Kuwait upholds death sentence for mosque blast ringleader

Kuwait upholds death sentence for mosque blast ringleader
In this June 27, 2015 file photo, mourners pray over the bodies of the victims of the Al-Imam Al-Sadeq mosque bombing during a mass funeral at Jaafari cemetery in Kuwait City. Kuwait’s supreme court on Monday upheld the death sentence handed down to the main convict in the bombing that killed 26 people. (AFP file photo)
Updated 30 May 2016

Kuwait upholds death sentence for mosque blast ringleader

Kuwait upholds death sentence for mosque blast ringleader

KUWAIT CITY: Kuwait’s supreme court on Monday upheld the death sentence handed down to the main convict in the Daesh group bombing of a Shiite mosque that killed 26 people. Some 227 others were wounded in one of the country's worst bombings and its first ever on a mosque.
The court confirmed the sentence of capital punishment passed on Abdulrahman Sabah Saud, a stateless man who drove the Saudi suicide bomber to the mosque in June last year.
The court also upheld jail terms of between two and 15 years for eight people, including four women, and acquitted 15 others including three women.
The court did not hear the appeals of five others — four Saudis and a stateless man — who had been sentenced to death in absentia by a lower court.
Under Kuwaiti law, sentences issued in absentia are not reviewed by higher courts until those convicted appear in person.
The four Saudi men still at large include two brothers who smuggled the explosives belt used in the attack into Kuwait from Saudi Arabia.
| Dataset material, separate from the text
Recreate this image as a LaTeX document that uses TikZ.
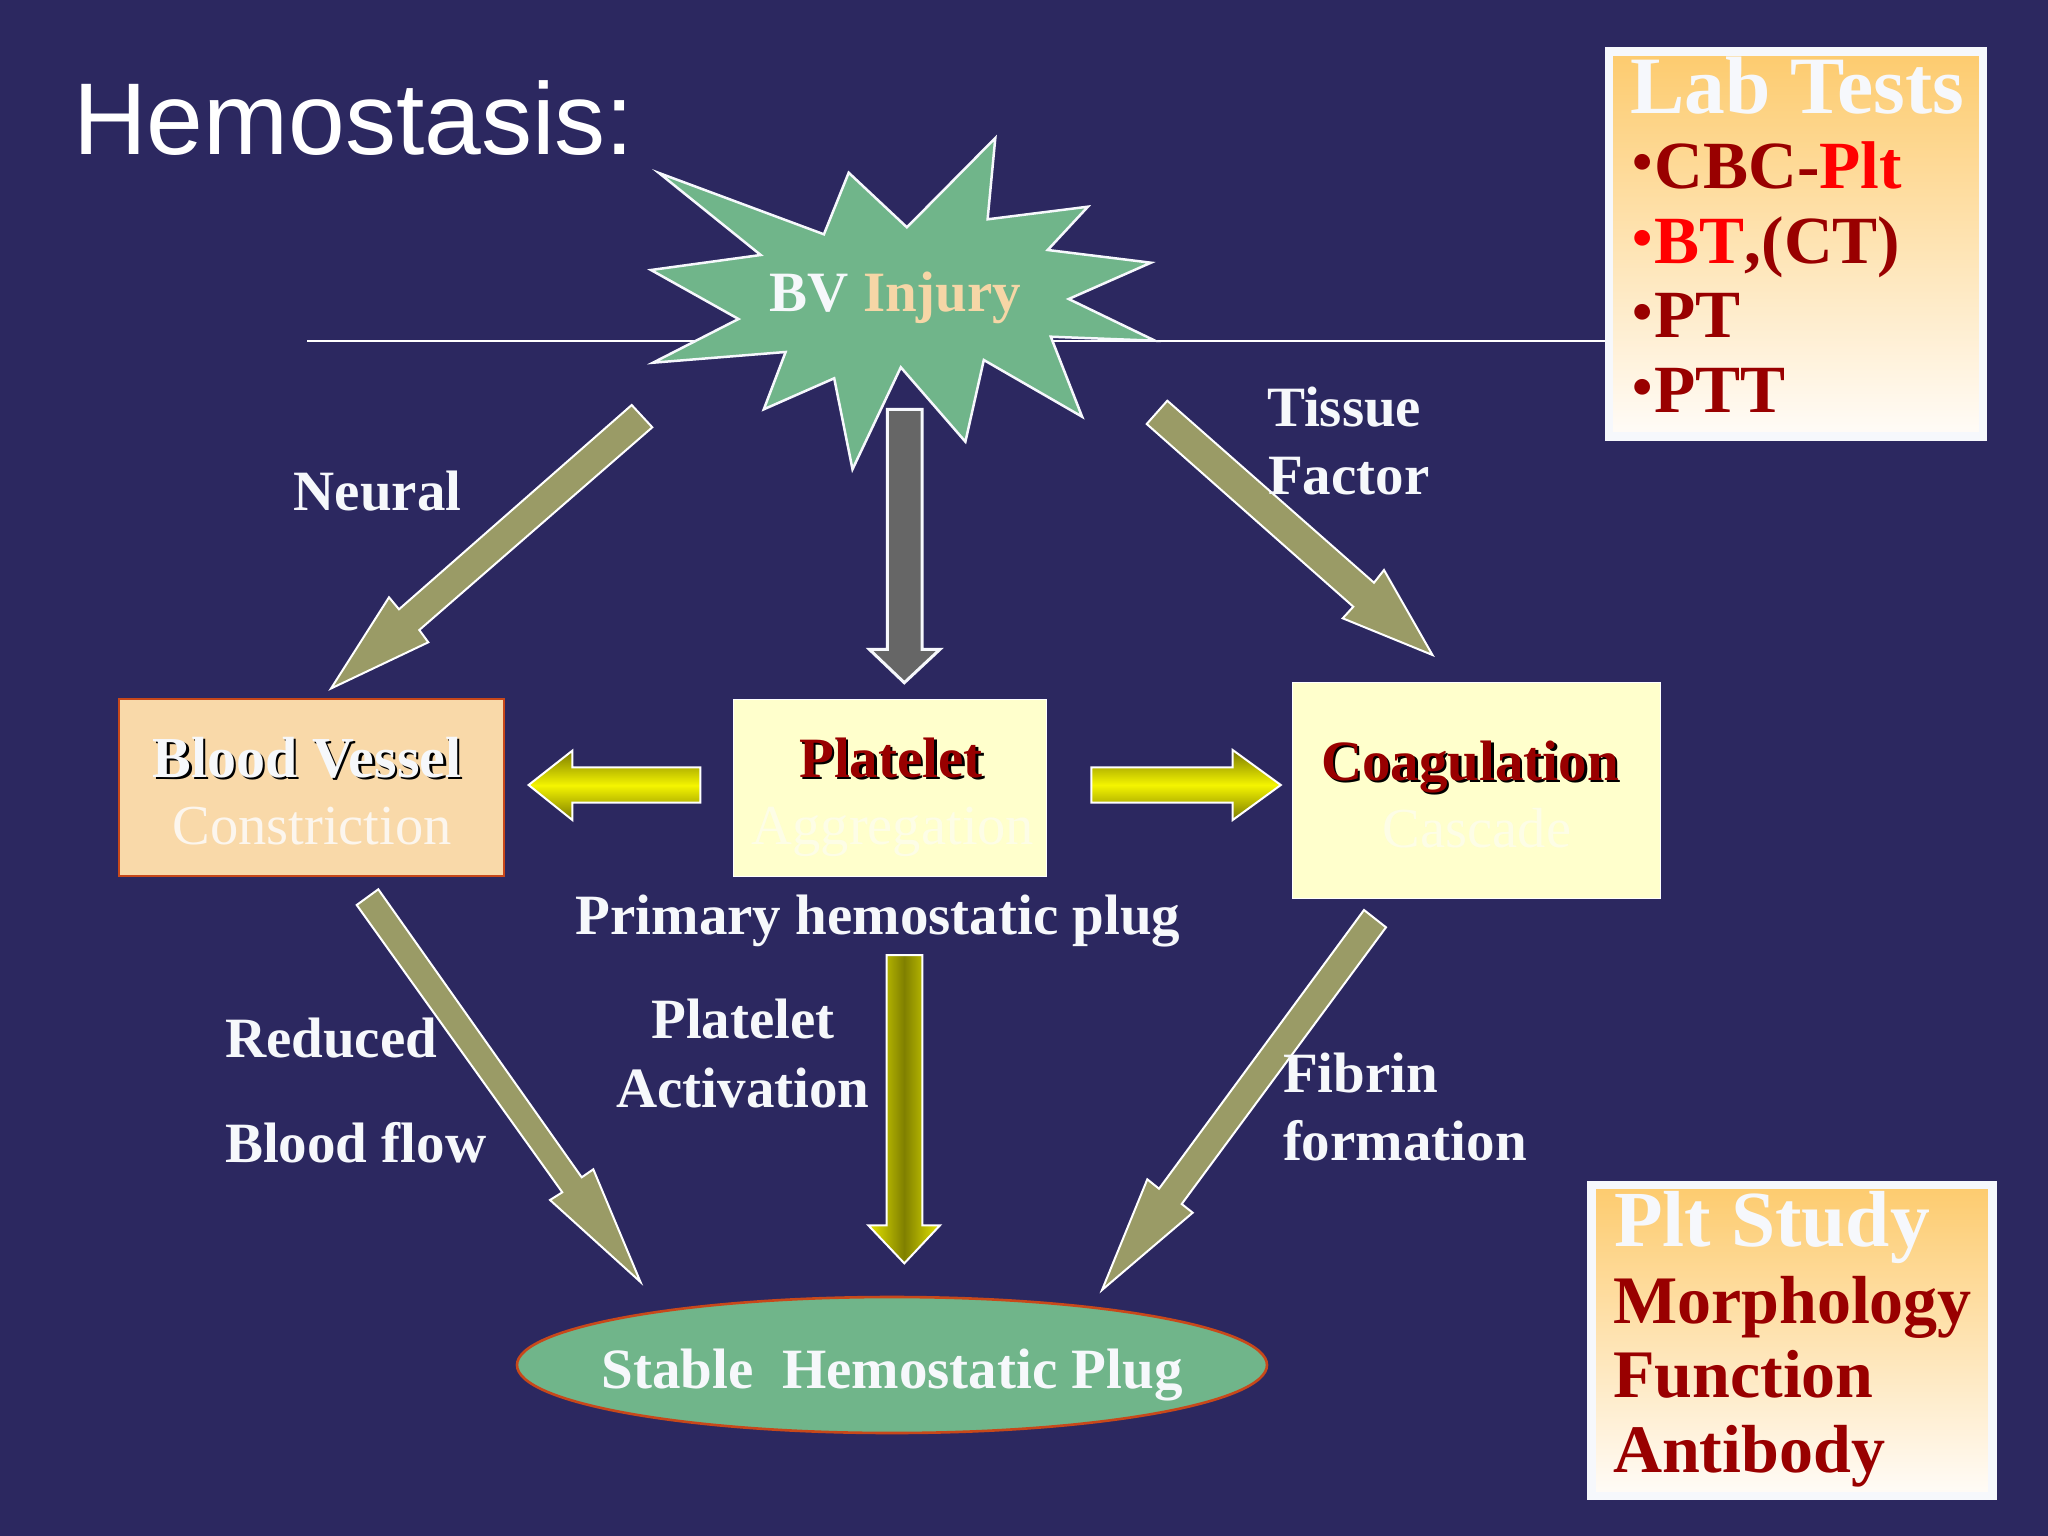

The fifth man is a stateless Arab.
Twenty-nine defendants, including seven women, had been charged with helping the suicide bomber attack a Shiite mosque in the capital, which was the bloodiest in Kuwait’s history.
A Daesh-affiliated group calling itself Najd Province claimed the bombing as well as suicide attacks on two Shiite mosques in Saudi Arabia in May last year.
Najd is the central region of Saudi Arabia.
The Sunni extremists of Daesh consider Shiites to be heretics and have repeatedly attacked Shiite targets in the region.
In addition to driving the suicide bomber, Saud was also charged with bringing the explosives belt from a site near the border and aiding the bomber.
At his initial trial, Saud confessed to most charges, but later denied them all in the appeals and supreme courts.
The death penalty in Kuwait is carried out by hanging, and to be implemented it requires the approval of the Gulf state’s ruler.
Among the supreme court’s main verdicts on Monday, the court upheld the commutation of the death sentence for the alleged Daesh leader in Kuwait, Fahad Farraj Muhareb, to 15 years in prison.
It also upheld the acquittal of Jarrah Nimer, owner of the car used to transport the bomber.
Courts in Kuwait have previously handed down several verdicts against Daesh supporters and financiers.